厚生労働省は3日、公的年金に関する長期的な見通しを示す5年に1度の「財政検証結果」を公表した。
一定の経済成長が続けば将来の給付水準低下は現在の6%減にとどまり、成長率がほぼ横ばいなら2割近く下がる結果が出た。
いずれのケースも前回の2019年に比べて低下率が縮小する傾向がみられた。高齢者と女性の就労参加が進んだことや、株高による積立金の増加が寄与した。
今回の財政検証は人口推計や経済状況などの前提が異なる4つのケースについて、年金財政の健全性や給付水準がどう変化するかを試算した。
給付水準については会社員の夫と専業主婦の妻の世帯が受け取る「モデル年金」を中心に検証した。
年金制度は少子高齢化が加速しても長期的にわたって給付できるように、当面の支給額を抑える「マクロ経済スライド」という仕組みがある。
財政検証ではモデル年金が現役世代男性の平均手取り収入の何%にあたるかを示す「所得代替率」という指標で、将来の年金水準がどこまで下がるかを確認した。
実質経済成長率が1.1%の「成長型経済移行・継続ケース(成長ケース)」の場合、所得代替率は37年度に57.6%となり、2024年度の61.2%から6%低下した。
女性や高齢者などの労働参加が一段と進むという前提条件を置いた。
成長率が1.6%の「高成長実現ケース(高成長ケース)」の所得代替率は39年度に同7%減の56.9%となる。
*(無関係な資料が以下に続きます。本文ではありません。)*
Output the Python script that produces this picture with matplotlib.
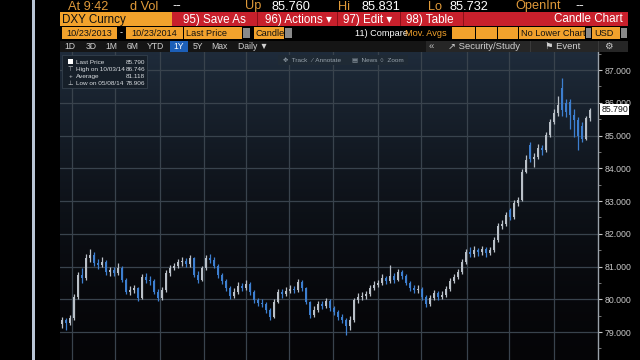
import numpy as np
import matplotlib
matplotlib.use("Agg")
import matplotlib.pyplot as plt
from matplotlib.patches import Rectangle
from matplotlib.transforms import blended_transform_factory

# DXY daily candles, roughly two sessions per candle (10/23/2013 - 10/23/2014)
opens = [79.25, 79.37, 79.27, 79.43, 80.07, 80.74, 80.65, 81.26, 81.35, 81.11,
         81.05, 81.14, 80.83, 80.89, 80.80, 80.95, 80.59, 80.22, 80.28, 80.33,
         80.04, 80.68, 80.59, 80.56, 80.22, 80.04, 80.28, 80.80, 80.95, 81.02,
         81.14, 81.17, 81.08, 81.26, 80.74, 80.59, 80.95, 81.26, 81.20, 81.02,
         80.74, 80.56, 80.34, 80.10, 80.22, 80.40, 80.34, 80.47, 80.22, 79.98,
         79.89, 79.86, 79.67, 79.46, 79.92, 80.22, 80.16, 80.25, 80.31, 80.28,
         80.53, 80.34, 79.92, 79.52, 79.67, 79.86, 79.80, 79.95, 79.73, 79.61,
         79.46, 79.37, 79.18, 79.37, 79.98, 80.07, 80.10, 80.16, 80.34, 80.44,
         80.50, 80.65, 80.56, 80.71, 80.59, 80.83, 80.71, 80.50, 80.34, 80.28,
         80.31, 80.07, 79.86, 80.04, 80.19, 80.07, 80.13, 80.31, 80.56, 80.68,
         80.83, 81.14, 81.44, 81.38, 81.50, 81.44, 81.53, 81.41, 81.50, 81.81,
         82.24, 82.30, 82.72, 82.50, 82.94, 83.03, 83.89, 84.72, 84.28, 84.34,
         84.62, 84.56, 85.02, 85.41, 85.69, 86.45, 86.00, 86.02, 85.63, 85.47,
         85.30, 84.90, 85.53]
closes = [79.37, 79.27, 79.43, 80.07, 80.74, 80.65, 81.26, 81.35, 81.11, 81.05,
          81.14, 80.83, 80.89, 80.80, 80.95, 80.59, 80.22, 80.28, 80.33, 80.04,
          80.68, 80.59, 80.56, 80.22, 80.04, 80.28, 80.80, 80.95, 81.02, 81.14,
          81.17, 81.08, 81.26, 80.74, 80.59, 80.95, 81.26, 81.20, 81.02, 80.74,
          80.56, 80.34, 80.10, 80.22, 80.40, 80.34, 80.47, 80.22, 79.98, 79.89,
          79.86, 79.67, 79.46, 79.92, 80.22, 80.16, 80.25, 80.31, 80.28, 80.53,
          80.34, 79.92, 79.52, 79.67, 79.86, 79.80, 79.95, 79.73, 79.61, 79.46,
          79.37, 79.18, 79.37, 79.98, 80.07, 80.10, 80.16, 80.34, 80.44, 80.50,
          80.65, 80.56, 80.71, 80.59, 80.83, 80.71, 80.50, 80.34, 80.28, 80.31,
          80.07, 79.86, 80.04, 80.19, 80.07, 80.13, 80.31, 80.56, 80.68, 80.83,
          81.14, 81.44, 81.38, 81.50, 81.44, 81.53, 81.41, 81.50, 81.81, 82.24,
          82.30, 82.57, 82.50, 82.94, 83.03, 83.89, 84.25, 84.28, 84.34, 84.62,
          84.56, 85.02, 85.41, 85.69, 85.93, 85.78, 85.72, 85.63, 85.47, 85.00,
          84.90, 85.53, 85.79]
highs = [79.45, 79.42, 79.52, 80.15, 80.82, 80.95, 81.38, 81.52, 81.45, 81.22,
         81.28, 81.20, 81.00, 80.98, 81.10, 81.02, 80.65, 80.40, 80.45, 80.38,
         80.76, 80.80, 80.70, 80.62, 80.30, 80.36, 80.88, 81.05, 81.12, 81.22,
         81.30, 81.25, 81.35, 81.30, 80.85, 81.02, 81.35, 81.38, 81.28, 81.08,
         80.80, 80.62, 80.40, 80.35, 80.52, 80.50, 80.58, 80.52, 80.28, 80.05,
         80.00, 79.92, 79.72, 80.00, 80.30, 80.32, 80.36, 80.42, 80.40, 80.62,
         80.58, 80.38, 79.96, 79.78, 79.95, 79.96, 80.05, 80.00, 79.80, 79.68,
         79.55, 79.42, 79.48, 80.05, 80.18, 80.22, 80.26, 80.45, 80.55, 80.60,
         80.76, 80.72, 81.05, 80.80, 80.92, 80.88, 80.76, 80.56, 80.42, 80.42,
         80.36, 80.12, 80.12, 80.28, 80.25, 80.24, 80.40, 80.64, 80.78, 80.92,
         81.22, 81.52, 81.60, 81.62, 81.58, 81.64, 81.60, 81.60, 81.90, 82.32,
         82.42, 82.66, 82.80, 83.02, 83.12, 83.98, 84.40, 84.80, 84.48, 84.75,
         84.70, 85.10, 85.50, 85.80, 86.20, 86.75, 86.10, 86.10, 85.80, 85.55,
         85.40, 85.60, 85.85]
lows = [79.12, 79.06, 79.20, 79.38, 80.00, 80.50, 80.60, 81.15, 81.02, 80.92,
        80.98, 80.75, 80.72, 80.70, 80.74, 80.52, 80.15, 80.12, 80.18, 79.96,
        80.00, 80.50, 80.45, 80.15, 79.95, 79.98, 80.22, 80.72, 80.88, 80.95,
        81.02, 80.98, 81.00, 80.68, 80.50, 80.55, 80.90, 81.10, 80.95, 80.66,
        80.48, 80.26, 80.02, 80.05, 80.15, 80.25, 80.28, 80.12, 79.90, 79.80,
        79.75, 79.58, 79.38, 79.42, 79.88, 80.05, 80.10, 80.18, 80.18, 80.22,
        80.26, 79.85, 79.44, 79.45, 79.60, 79.70, 79.74, 79.65, 79.52, 79.38,
        79.26, 78.91, 79.05, 79.30, 79.90, 79.98, 80.02, 80.10, 80.28, 80.36,
        80.44, 80.46, 80.50, 80.50, 80.55, 80.62, 80.42, 80.26, 80.18, 80.20,
        79.98, 79.76, 79.80, 79.98, 79.98, 80.00, 80.08, 80.26, 80.50, 80.62,
        80.78, 81.08, 81.28, 81.30, 81.32, 81.36, 81.30, 81.34, 81.45, 81.76,
        82.16, 82.24, 82.42, 82.45, 82.86, 83.00, 83.84, 84.20, 84.05, 84.28,
        84.40, 84.50, 84.95, 85.35, 85.60, 85.60, 85.55, 85.20, 84.95, 84.55,
        84.80, 84.85, 85.45]

# month boundaries (Nov 2013 ... Oct 2014) in candle units
month_starts = [2.5, 13.3, 24.5, 35.5, 46.0, 56.8, 67.8, 79.0, 89.8, 101.3, 111.8, 123.0]
price_ticks = [79, 80, 81, 82, 83, 84, 85, 86, 87]

legend_rows = [("Last Price", "85.790"), ("High on 10/03/14", "86.746"),
               ("Average", "81.118"), ("Low on 05/08/14", "78.906")]

W, H = 640, 360
FONT = ["Liberation Sans Narrow", "Liberation Sans", "DejaVu Sans"]
plt.rcParams["font.family"] = FONT

ORANGE = "#f2a22c"
DIMOR = "#e09a3a"
RED = "#c8202c"

fig = plt.figure(figsize=(6.4, 3.6), dpi=100)
fig.patch.set_facecolor("black")


def box(x0, y0, x1, y1, color, z=1, **kw):
    fig.add_artist(Rectangle((x0 / W, 1 - y1 / H), (x1 - x0) / W, (y1 - y0) / H,
                             transform=fig.transFigure, facecolor=color,
                             edgecolor=kw.pop("ec", "none"), zorder=z, **kw))


def txt(x, y, s, color, size, ha="left", va="center", z=3, **kw):
    fig.text(x / W, 1 - y / H, s, color=color, fontsize=size, ha=ha, va=va,
             zorder=z, **kw)


# --- chart panel ---
ax = fig.add_axes([60 / W, 0, 538 / W, 308 / H])
ax.set_facecolor("black")
ymin, ymax = 78.145, 87.55
x = np.arange(len(closes))
ax.set_xlim(-0.5, 134)
ax.set_ylim(ymin, ymax)

grad = np.linspace(1, 0, 256) ** 1.6
cols = np.zeros((256, 1, 3))
cols[:, 0, 0] = 0.02 + 0.10 * grad
cols[:, 0, 1] = 0.02 + 0.15 * grad
cols[:, 0, 2] = 0.03 + 0.20 * grad
ax.imshow(cols, extent=[-0.5, 134, ymin, ymax], aspect="auto", zorder=0)

for m in month_starts:
    ax.axvline(m, color="#39434d", lw=0.9, zorder=1)
for p in price_ticks:
    ax.axhline(p, color="#39434d", lw=0.9, zorder=1)

o = np.array(opens)
c = np.array(closes)
up = c >= o
colors = np.where(up, "#b9c0c8", "#3d7fd0")
ax.vlines(x, lows, highs, colors=colors, lw=0.9, zorder=2)
ax.bar(x, np.abs(c - o), bottom=np.minimum(o, c), width=0.72, color=colors,
       linewidth=0, zorder=3)

ax.yaxis.tick_right()
ax.set_yticks(price_ticks)
ax.set_yticklabels([f"{p:.3f}" for p in price_ticks])
ax.set_yticks(np.arange(78.5, 87.6, 1.0), minor=True)
ax.tick_params(axis="y", which="major", colors="#c8c8c8", labelsize=6.3,
               length=3, width=0.8, pad=1.5)
ax.tick_params(axis="y", which="minor", colors="#888888", length=2, width=0.6)
ax.set_xticks([])
for s in ["top", "left", "bottom"]:
    ax.spines[s].set_visible(False)
ax.spines["right"].set_color("#9aa2aa")
ax.spines["right"].set_linewidth(1.0)

tr = blended_transform_factory(ax.transAxes, ax.transData)
ax.text(1.006, closes[-1], f"{closes[-1]:.3f}", transform=tr, fontsize=6.3,
        color="#111111", va="center", ha="left", clip_on=False, zorder=10,
        bbox=dict(boxstyle="square,pad=0.15", fc="white", ec="none"))

# legend box
box(62, 55, 147, 88, "#161f29", z=5, ec="#34404c", lw=0.6)
for i, (lab, val) in enumerate(legend_rows):
    yy = 62 + i * 7.2
    txt(76, yy, lab, "#d8dce0", 4.6, z=6)
    txt(145, yy, val, "#d8dce0", 4.6, ha="right", z=6)
box(68, 59, 73, 64, "white", z=6)
for i, sym in enumerate(["⊤", "+", "⊥"]):
    txt(70.5, 69.2 + i * 7.2, sym, "#c8ccd0", 4.6, ha="center", z=6)

# chart toolbar
box(278, 55, 408, 65, "#1f2a35", z=5)
for xx, s in [(283, "✥  Track"), (311, "⁄  Annotate"), (352, "▤  News"), (380, "○  Zoom")]:
    txt(xx, 60, s, "#97a2ac", 4.6, z=6)

# --- terminal header ---
box(0, 0, 33, H, "black", z=0)
box(32, 0, 35, H, "#b9c6d6", z=2)

top_items = [(68, "At 9:42", DIMOR), (130, "d Vol", DIMOR), (172, "--", "white"),
             (245, "Up", DIMOR), (272, "85.760", "white"), (338, "Hi", DIMOR),
             (362, "85.831", "white"), (428, "Lo", DIMOR), (450, "85.732", "white"),
             (515, "OpenInt", DIMOR), (575, "--", "white")]
for xx, s, col in top_items:
    txt(xx, 9.5, s, col, 9.2, va="baseline")

box(60, 12, 172, 26, ORANGE)
txt(62, 19.5, "DXY Curncy", "#111111", 8.4)
box(172, 12, 628, 26, RED)
for xx in [257, 337, 400, 463]:
    box(xx, 12, xx + 1, 26, "#8c1018", z=2)
txt(214, 19.5, "95) Save As", "white", 8.4, ha="center")
txt(298, 19.5, "96) Actions ▾", "white", 8.4, ha="center")
txt(368, 19.5, "97) Edit ▾", "white", 8.4, ha="center")
txt(430, 19.5, "98) Table", "white", 8.4, ha="center")
txt(623, 19.5, "Candle Chart", "white", 8.4, ha="right")

row3 = 33
box(62, 27, 117, 39, ORANGE)
txt(89.5, row3, "10/23/2013", "#111111", 6.6, ha="center")
txt(121, row3, "-", "white", 6.6, ha="center")
box(126, 27, 183, 39, ORANGE)
txt(154.5, row3, "10/23/2014", "#111111", 6.6, ha="center")
box(184, 27, 242, 39, ORANGE)
txt(186, row3, "Last Price", "#111111", 6.6)
box(243, 28, 250, 38, "#8a8a8a")
box(254, 27, 284, 39, ORANGE)
txt(256, row3, "Candle", "#111111", 6.6)
box(285, 28, 292, 38, "#8a8a8a")
txt(355, row3, "11) Compare", "white", 6.6)
txt(405, row3, "Mov. Avgs", ORANGE, 6.6)
for a, b in [(452, 475), (476, 497), (498, 518)]:
    box(a, 27, b, 39, ORANGE)
box(519, 27, 585, 39, ORANGE)
txt(521, row3, "No Lower Chart", "#111111", 6.6)
box(586, 28, 591, 38, "#8a8a8a")
box(592, 27, 620, 39, ORANGE)
txt(594, row3, "USD", "#111111", 6.6)
box(621, 28, 627, 38, "#8a8a8a")

box(60, 41, 426, 52, "#151515")
box(426, 41, 628, 52, "#262626")
box(170, 41, 188, 52, "#1c5fb8", z=2)
for xx, s in [(70, "1D"), (91, "3D"), (111, "1M"), (133, "6M"), (155, "YTD"),
              (179, "1Y"), (198, "5Y"), (219, "Max"), (253, "Daily ▼")]:
    txt(xx, 46.5, s, "#d0d0d0" if s != "1Y" else "white", 6.2, ha="center", z=3)
for xx in [530, 598]:
    box(xx, 41, xx + 1, 52, "#3a3a3a", z=2)
txt(431, 46.5, "«", "#c0c0c0", 6.8, ha="center", z=3)
txt(448, 46.5, "↗ Security/Study", "#d0d0d0", 6.8, z=3)
txt(545, 46.5, "⚑ Event", "#d0d0d0", 6.8, z=3)
txt(608, 46.5, "⚙", "#d0d0d0", 6.8, ha="center", z=3)

fig.savefig("out.png", dpi=100, facecolor="black")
成長ケースの方が前提となる賃金上昇率を低く設定している分、「賃金を上回る実質的な運用利回り(スプレッド)」が大きくなり給付水準の下げ幅が小さい。
成長率をマイナス0.1%に設定した「過去30年投影ケース(横ばいケース)」は給付水準の低下が57年度まで続き、所得代替率は50.4%と2割近く下がる。